The schools' popularity doesn't always stem from good facilities. Few schools offer computers in the classroom and many work with vintage science equipment. Students still sit in silent rows, and the schools stress that education is a result of individual effort.

Strong performance

And the Catholic schools still surpass public schools in academics. Even in tough areas, schools typically send more than 85 percent of graduates on to college, according to a study by the Harvard University School of Education. Test scores are higher and violence is lower, says a 1990 Rand Corp. study.

"Poor and minority students do much better in Catholic schools than in public schools," says Janine Bempechat, a Harvard School of Education professor who has studied the Catholic schools. "Catholic schools are quite serious and loving. You don't get that a lot from the public schools."

But such opportunities are waning for the schools' traditional urban clientele.

According to several leading researchers, the only thing that can save the urban Catholic schools is vouchers, where the government helps pay tuition.
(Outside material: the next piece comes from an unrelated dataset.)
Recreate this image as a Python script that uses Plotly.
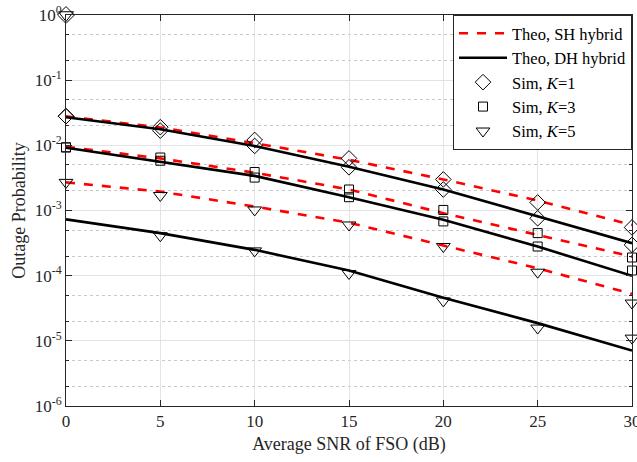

This week, Minnesota will begin offering tax breaks for private-school tuition. The Philadelphia archdiocese is lobbying for a voucher program that will give poor families nearly all they need to attend a parochial school. But most states are waiting for the US Supreme Court to decide on the constitutionality of vouchers and state aid to church programs.

"Our country needs to think about whether it is in the common good to let the Catholic schools go," says Mr. Holland. "In the inner city, Catholic schools are on their way to becoming an endangered species, and we need to decide whether that is a good thing."